Abstract

This paper presents a fundamentally new approach to global register allocation that optimally allocates registers and optimally places spill code, significantly decreasing spill code overhead compared with the traditional graph-coloring approach. The Optimal Register Allocation (ORA) approach formulates global register allocation as a 0–1 integer programming problem, incorporating all aspects of register allocation within a unified framework, including copy elimination, live range splitting, rematerialization, callee and caller register spilling, special instruction-operand requirements, and paired registers. A prototype ORA allocator is built into the Gnu C Compiler (GCC). For the SPEC92 integer benchmarks, the ORA allocator actually produces a net decrease of more than 100 million cycles across the entire benchmark set, because the dynamic copies the ORA allocator removes exceed the dynamic loads and stores that are inserted. In contrast, the GCC allocator and a Chaitin-style graph-coloring allocator each cause a net increase of more than 1 billion cycles. Because global register allocation is NP-complete, optimal register allocation has been considered intractable.
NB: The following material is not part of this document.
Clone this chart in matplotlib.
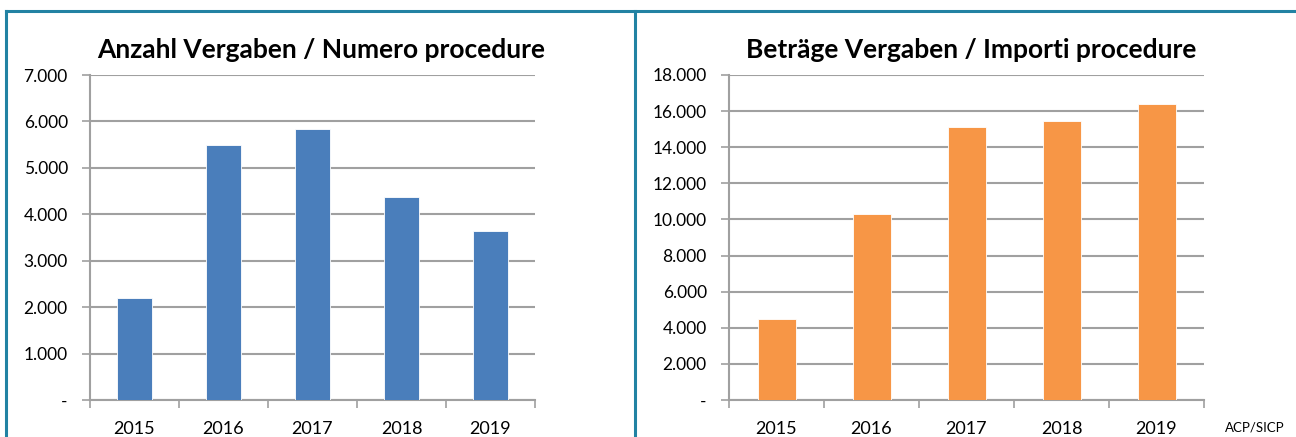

However, the run-time complexity of the ORA approach is shown experimentally to be O(n3). A profile-guided hybrid allocation approach is proposed that uses the ORA allocator for the performance critical regions in the performance critical functions, while using a graph-coloring allocator for the non-critical functions and regions. An ORA-GCC hybrid allocator takes an average of 4.6 seconds per function to produce an allocation that is within 1% of optimal for 97% of the SPEC92 integer benchmark functions, showing that the hybrid allocator is practical as an advanced optimization for performance-critical codes.